There is an exercise under way to look into possible alternatives to Trident, as demanded by the Liberal Democrats. How much is that costing, the former Labour Defence Secretary Bob Ainsworth enquired, in a Commons written question. The question was passed across to Danny Alexander, the senior Liberal Democrat in the Treasury. “The costs of the review are met from within existing departmental budgets and … are not centrally recorded,” was his reply this week.

A Trident missile was test-fired in the Atlantic last month. What did that cost, asked the Green Party MP, Caroline Lucas, in a separate written question. “The cost cannot be disaggregated,” a junior Defence minister, Philip Dunne, answered.

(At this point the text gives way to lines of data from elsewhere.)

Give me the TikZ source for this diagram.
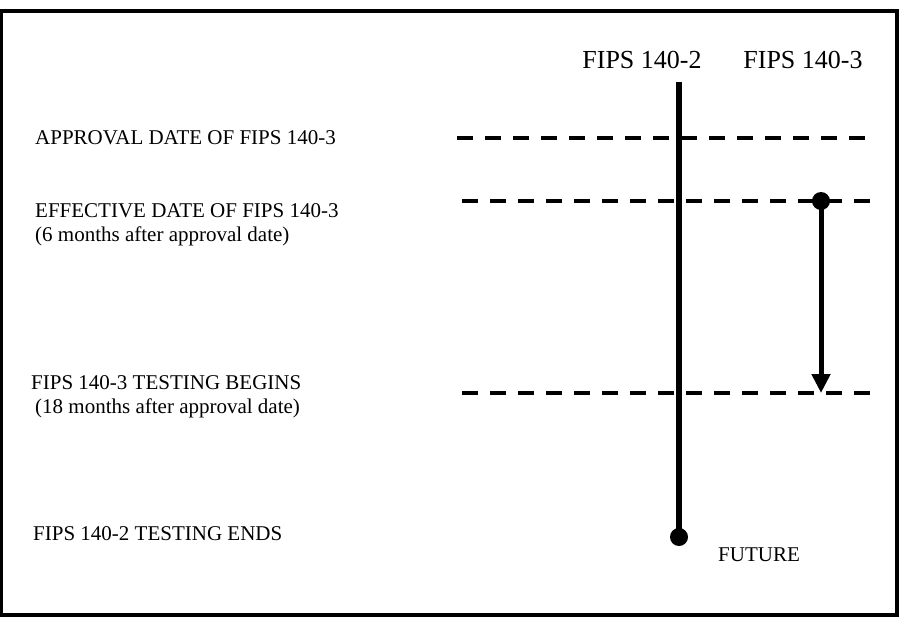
\documentclass[tikz,border=0pt]{standalone}
\usepackage{fontspec}
\setmainfont{Liberation Serif}
\usetikzlibrary{arrows.meta}

\begin{document}
\begin{tikzpicture}[x=1pt,y=-1pt,
  label/.style={anchor=base west, inner sep=0pt, font=\fontsize{21}{24}\selectfont},
  header/.style={anchor=base, inner sep=0pt, font=\fontsize{26}{30}\selectfont},
  milestone/.style={line width=4pt, dash pattern=on 16pt off 12pt},
  timeline/.style={line width=6pt},
  dot/.style={circle, fill=black, inner sep=0pt, minimum size=18pt}]

  % page area and frame
  \useasboundingbox (0,0) rectangle (902,623);
  \draw[line width=4pt] (1,11) rectangle (897,615);

  % column headings
  \node[header] (h2) at (642,69) {FIPS 140-2};
  \node[header] (h3) at (803,69) {FIPS 140-3};

  % milestone captions
  \node[label] (appr)  at (35,144) {APPROVAL DATE OF FIPS 140-3};
  \node[label] (eff)   at (35,217) {EFFECTIVE DATE OF FIPS 140-3};
  \node[label] (effb)  at (35,241) {(6 months after approval date)};
  \node[label] (test)  at (31,389) {FIPS 140-3 TESTING BEGINS};
  \node[label] (testb) at (35,413) {(18 months after approval date)};
  \node[label] (ends)  at (33,540) {FIPS 140-2 TESTING ENDS};
  \node[label] (fut)   at (718,561) {FUTURE};

  % milestone levels
  \coordinate (apprL) at (457,138);
  \coordinate (apprR) at (866,138);
  \coordinate (effL)  at (462,201);
  \coordinate (effR)  at (870,201);
  \coordinate (testL) at (462,393);
  \coordinate (testR) at (870,393);
  \draw[milestone] (apprL) -- (apprR);
  \draw[milestone] (effL) -- (effR);
  \draw[milestone] (testL) -- (testR);

  % FIPS 140-2 timeline
  \coordinate (v2top) at (679,82);
  \node[dot] (v2end) at (679,537) {};
  \draw[timeline] (v2top) -- (v2end.center);

  % FIPS 140-3 transition
  \node[dot] (v3start) at (821,201) {};
  \coordinate (v3tip) at (821,393);
  \draw[line width=5pt, -{Triangle[length=19pt,width=18pt]}] (v3start.center) -- (v3tip);
\end{tikzpicture}
\end{document}
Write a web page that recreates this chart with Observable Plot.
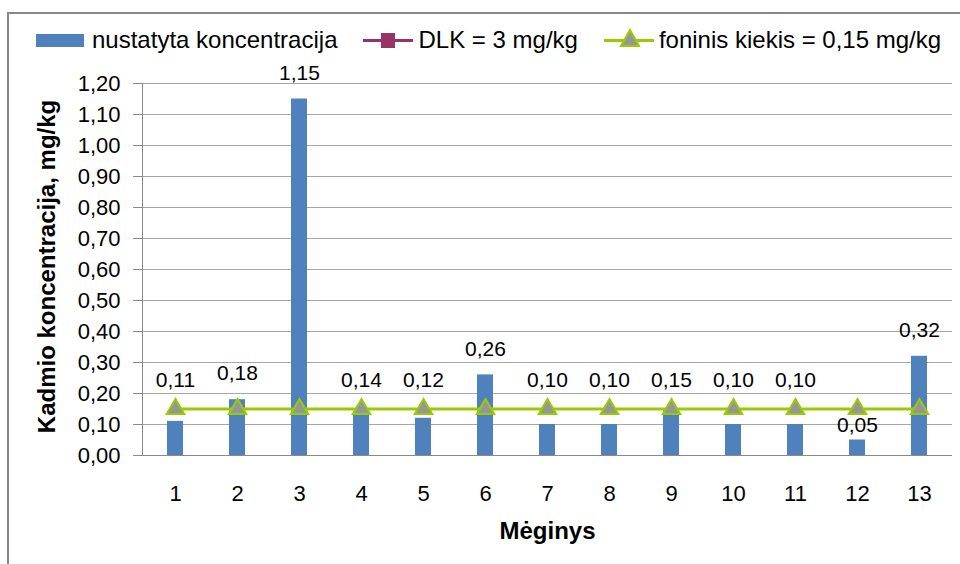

The SNP’s Angus Robertson was interested in the Trident we already have. “How much has been spent on the maintenance, operation and re-fitting of Trident submarines in each of the last 10 years,” he asked, in yet another written question. This time, no lesser person than the Defence Secretary himself replied, if you can call it a reply. “It is not possible to provide full costs for the Vanguard class for the whole of the last 10 years,” he wrote. Thanks so much for keeping us in the picture.

Dorries’ exit poll proves wildly inaccurate

Part of Nadine Dorries’s rationale for appearing on I’m A Celebrity … Get Me Out Of Here! was asserting that “more people vote in X Factor than in elections”. I’m grateful to Tim Glanfield, in Radio Times, for this fact: in 2010, 29,691,380 people voted in the general election, in which it is illegal to vote more than once. The same year’s X Factor, in which you can vote as often as you like, drew 15,448,019 votes.

Caught between a rock and a hard drive

David Sprason, a Tory county councillor in Leicestershire, suffered a moment’s absent-mindedness in 2007. He and his wife, Sue, also a councillor, watched a porn DVD called She Likes It Rough on a laptop owned by the council. The computer crashed. Mr Sprason took it to be fixed. A little later, he received an letter from a monitoring officer telling him he forgot to remove the disk, which was being sent to police to see if it contained criminal content. It didn’t and there the matter lay dormant, until that letter was leaked to the Leicester Mercury. Mr Sprason has now stepped down from his position as deputy county council leader while his party whip investigates.

The bare-faced cheek of it…

A naked man brought traffic in Whitehall to a standstill on Friday by climbing a statue of the Duke of Cambridge (not the current Duke, a grandson of King George III). The only person who publicly threatened to do anything of that sort was pundit Iain Dale who, on election night in 2010, vouchsafed to run naked down Whitehall if the Liberal Democrats really had as few MPs as the exit polls were predicting. They did, but Mr Dale’s promise is unkept.